#### Exercise goal:
Collect from the data below each line with "matplotlib".

┄┄┄┄┄┄┄┄┄┄

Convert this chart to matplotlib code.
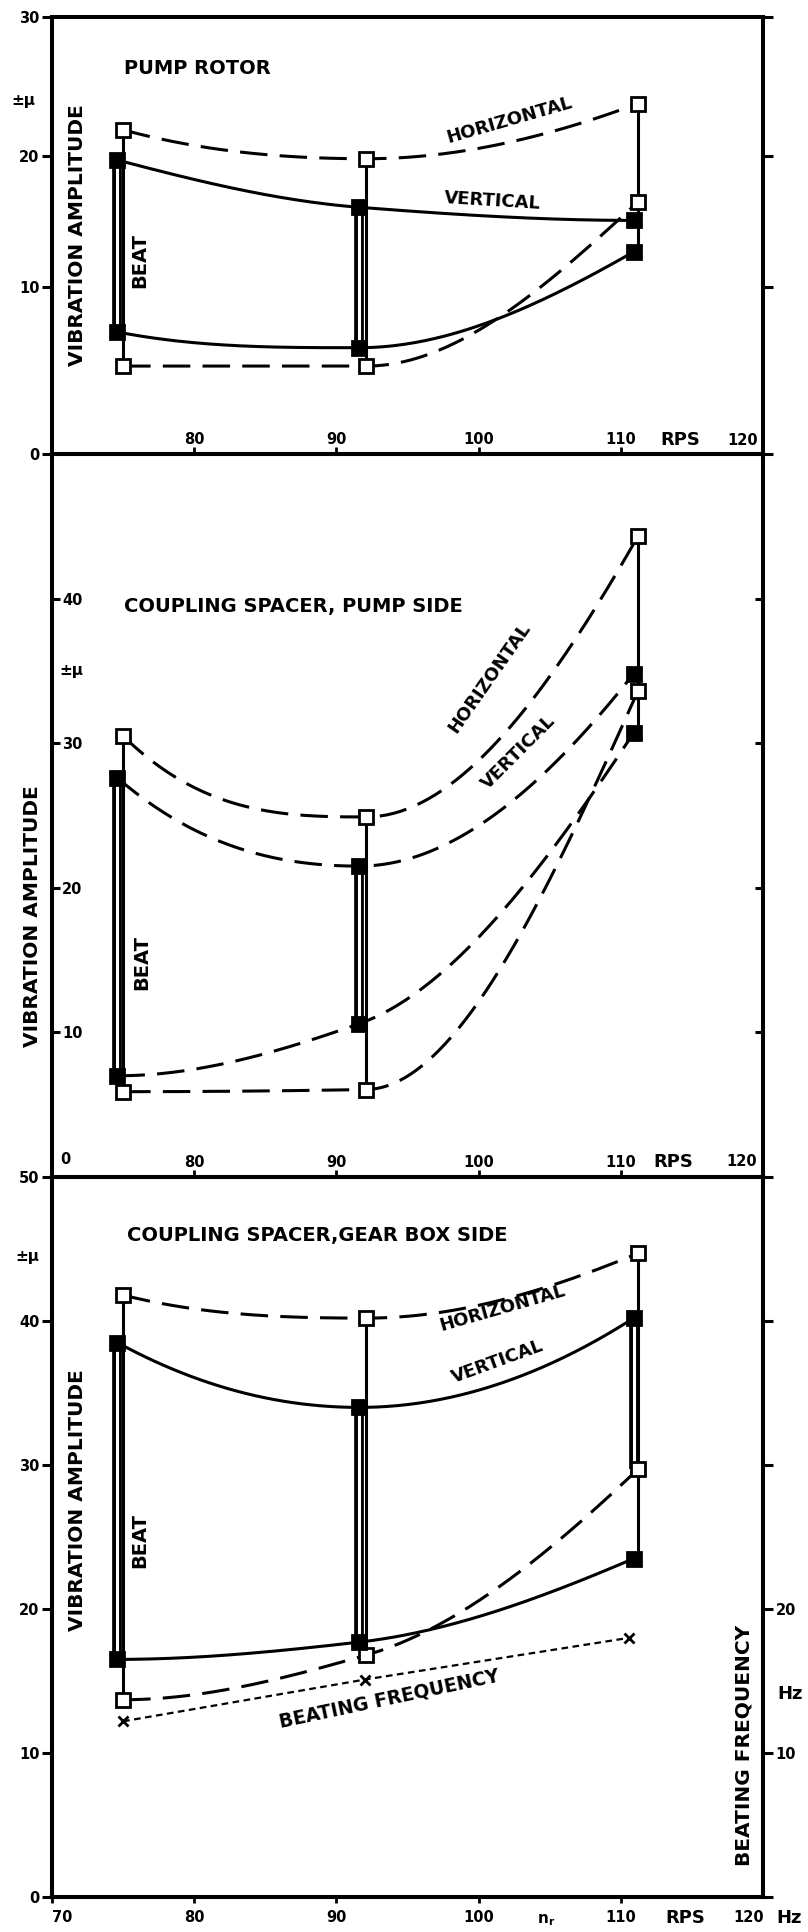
import numpy as np
import matplotlib.pyplot as plt

plt.rcParams['font.family'] = ['DejaVu Sans']
plt.rcParams['font.weight'] = 'bold'

W, H = 808, 1932

# test speeds in RPS (filled squares sit a bit left of the open ones)
rps_filled = [74.6, 91.6, 110.9]
rps_open = [75.0, 92.1, 111.2]
rps_beat = [75.0, 92.0, 110.6]

# pump rotor, +-micron
p1_h_top = [22.0, 19.8, 24.0]
p1_h_bot = [4.0, 4.0, 16.5]
p1_v_top = [19.7, 16.1, 15.1]
p1_v_bot = [6.6, 5.4, 12.7]

# coupling spacer, pump side
p2_h_top = [30.5, 24.9, 44.3]
p2_h_bot = [5.9, 6.05, 33.6]
p2_v_top = [27.6, 21.5, 34.8]
p2_v_bot = [7.0, 10.6, 30.7]

# coupling spacer, gear box side
p3_h_top = [41.8, 40.2, 44.7]
p3_h_bot = [13.7, 16.8, 29.7]
p3_v_top = [38.5, 34.0, 40.2]
p3_v_bot = [16.5, 17.7, 23.5]
beat_freq = [12.2, 15.1, 18.0]  # Hz

DASH = (0, (9, 4))
LW = 2.2

fig = plt.figure(figsize=(W / 100, H / 100), dpi=100)


def box(top, bottom):
    return [52 / W, 1 - bottom / H, (763 - 52) / W, (bottom - top) / H]


def ftext(x, y, s, size=12, rot=0, ha='center', va='center'):
    fig.text(x / W, 1 - y / H, s, fontsize=size, rotation=rot, ha=ha, va=va,
             fontweight='bold', rotation_mode='anchor')


def smooth(xs, ys, n=80):
    # monotone cubic (pchip-like) through the 3 readings, just for drawing
    x = np.asarray(xs, float)
    y = np.asarray(ys, float)
    h = np.diff(x)
    d = np.diff(y) / h
    m = np.zeros(3)
    if d[0] * d[1] > 0:
        w1, w2 = 2 * h[1] + h[0], h[1] + 2 * h[0]
        m[1] = (w1 + w2) / (w1 / d[0] + w2 / d[1])
    for k, (a, b, ha, hb) in enumerate([(d[0], d[1], h[0], h[1]), (d[1], d[0], h[1], h[0])]):
        e = ((2 * ha + hb) * a - ha * b) / (ha + hb)
        if np.sign(e) != np.sign(a):
            e = 0.0
        elif np.sign(a) != np.sign(b) and abs(e) > abs(3 * a):
            e = 3 * a
        m[0 if k == 0 else 2] = e
    xx, yy = [], []
    for i in range(2):
        t = np.linspace(0, 1, n)
        h00 = 2 * t**3 - 3 * t**2 + 1
        h10 = t**3 - 2 * t**2 + t
        h01 = -2 * t**3 + 3 * t**2
        h11 = t**3 - t**2
        xx.append(x[i] + t * h[i])
        yy.append(h00 * y[i] + h10 * h[i] * m[i] + h01 * y[i + 1] + h11 * h[i] * m[i + 1])
    return np.concatenate(xx), np.concatenate(yy)


def curve(ax, xs, ys, ls):
    xx, yy = smooth(xs, ys)
    ax.plot(xx, yy, color='k', lw=LW, ls=ls, zorder=3)


def panel(ax, h_top, h_bot, v_top, v_bot, v_ls, doubles):
    for i in range(3):
        lo = min(h_bot[i], v_bot[i])
        hi = max(h_top[i], v_top[i])
        ax.plot([rps_open[i]] * 2, [lo, hi], color='k', lw=LW, zorder=2)
    for i, lo, hi in doubles:
        ax.plot([rps_filled[i]] * 2, [lo, hi], color='k', lw=7,
                solid_capstyle='butt', zorder=2)
        ax.plot([rps_filled[i]] * 2, [lo, hi], color='white', lw=2.2,
                solid_capstyle='butt', zorder=2.1)
    curve(ax, rps_open, h_top, DASH)
    curve(ax, rps_open, h_bot, DASH)
    curve(ax, rps_filled, v_top, v_ls)
    curve(ax, rps_filled, v_bot, v_ls)
    for ys in (h_top, h_bot):
        ax.plot(rps_open, ys, 's', ms=9.5, mfc='white', mec='k', mew=2, zorder=5)
    for ys in (v_top, v_bot):
        ax.plot(rps_filled, ys, 's', ms=9.5, mfc='k', mec='k', mew=2, zorder=5)


def frame(ax):
    ax.set_xlim(70, 120)
    ax.patch.set_alpha(0)
    for sp in ax.spines.values():
        sp.set_linewidth(2.9)


ax1 = fig.add_axes(box(17, 454))
ax2 = fig.add_axes(box(454, 1177))
ax3 = fig.add_axes(box(1177, 1897))
for ax in (ax1, ax2, ax3):
    frame(ax)

# ---- pump rotor
panel(ax1, p1_h_top, p1_h_bot, p1_v_top, p1_v_bot, '-',
      [(0, p1_v_bot[0], p1_v_top[0]), (1, p1_v_bot[1], p1_v_top[1])])
ax1.set_ylim(-2.7, 30.6)
ax1.set_yticks([-2.7, 10, 20, 30.6], ['0', '10', '20', '30'])
ax1.tick_params(axis='y', left=True, right=True, direction='out', length=7,
                width=2.2, labelsize=10.5, pad=2)
ax1.set_xticks([80, 90, 100, 110], ['80', '90', '100', '110'])
ax1.tick_params(axis='x', direction='in', length=5, width=2, pad=-16,
                labelsize=10.5)

# ---- coupling spacer, pump side
panel(ax2, p2_h_top, p2_h_bot, p2_v_top, p2_v_bot, DASH,
      [(0, p2_v_bot[0], p2_v_top[0]), (1, p2_v_bot[1], p2_v_top[1])])
ax2.set_ylim(0, 50)
ax2.set_yticks([10, 20, 30, 40], ['10', '20', '30', '40'])
ax2.tick_params(axis='y', left=True, right=True, direction='in', length=6,
                width=2.2, labelsize=10.5, pad=-22)
ax2.set_xticks([80, 90, 100, 110], ['80', '90', '100', '110'])
ax2.tick_params(axis='x', direction='in', length=5, width=2, pad=-16,
                labelsize=10.5)

# ---- coupling spacer, gear box side
panel(ax3, p3_h_top, p3_h_bot, p3_v_top, p3_v_bot, '-',
      [(0, p3_v_bot[0], p3_v_top[0]), (1, p3_v_bot[1], p3_v_top[1]),
       (2, p3_h_bot[2], p3_v_top[2])])
ax3.plot(rps_beat, beat_freq, color='k', lw=1.6, ls=(0, (3, 2)), zorder=3)
ax3.plot(rps_beat, beat_freq, 'x', ms=7, mew=2, color='k', zorder=5)
ax3.set_ylim(0, 50)
ax3.set_yticks(range(0, 51, 10))
ax3.tick_params(axis='y', direction='out', length=7, width=2.2,
                labelsize=10.5, pad=2)
ax3.set_xticks([70, 80, 90, 100, 110], ['70', '80', '90', '100', '110'])
ax3.tick_params(axis='x', direction='out', length=4, width=2, pad=5,
                labelsize=10.5)
ax3.get_xticklabels()[0].set_ha('left')
ax3r = ax3.twinx()
ax3r.set_ylim(0, 50)
ax3r.set_yticks(range(0, 51, 10), ['', '10', '20', '', '', ''])
ax3r.tick_params(axis='y', direction='out', length=7, width=2.2,
                 labelsize=10.5, pad=2)
for sp in ax3r.spines.values():
    sp.set_linewidth(2.9)

# ---- labels
ftext(124, 68, 'PUMP ROTOR', 14, ha='left')
ftext(23, 100, '±μ', 11)
ftext(78, 235, 'VIBRATION AMPLITUDE', 14.5, rot=90)
ftext(140, 260, 'BEAT', 14, rot=90)
ftext(509, 120, 'HORIZONTAL', 13, rot=16)
ftext(492, 201, 'VERTICAL', 13, rot=-3.5)
ftext(680, 440, 'RPS', 13)
ftext(743, 440, '120', 10.5)

ftext(124, 607, 'COUPLING SPACER, PUMP SIDE', 14, ha='left')
ftext(71, 671, '±μ', 11)
ftext(33, 916, 'VIBRATION AMPLITUDE', 14.5, rot=90)
ftext(142, 963, 'BEAT', 14, rot=90)
ftext(490, 678, 'HORIZONTAL', 13, rot=55)
ftext(519, 752, 'VERTICAL', 13, rot=45)
ftext(65, 1160, '0', 10.5)
ftext(673, 1162, 'RPS', 13)
ftext(742, 1162, '120', 10.5)

ftext(127, 1236, 'COUPLING SPACER,GEAR BOX SIDE', 14, ha='left')
ftext(27, 1256, '±μ', 11)
ftext(78, 1500, 'VIBRATION AMPLITUDE', 14.5, rot=90)
ftext(140, 1540, 'BEAT', 14, rot=90)
ftext(502, 1308, 'HORIZONTAL', 13, rot=16)
ftext(498, 1362, 'VERTICAL', 13, rot=20)
ftext(389, 1699, 'BEATING FREQUENCY', 13.5, rot=12)
ftext(790, 1694, 'Hz', 13)
ftext(744, 1745, 'BEATING FREQUENCY', 14.5, rot=90)
ftext(546, 1920, r'n$_\mathbf{r}$', 11)
ftext(685, 1918, 'RPS', 13)
ftext(749, 1918, '120', 10.5)
ftext(789, 1918, 'Hz', 13)

fig.savefig('out.png', dpi=100)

┄┄┄┄┄┄┄┄┄┄

#### Task solution:
Convert this chart to matplotlib code.
import matplotlib.pyplot as plt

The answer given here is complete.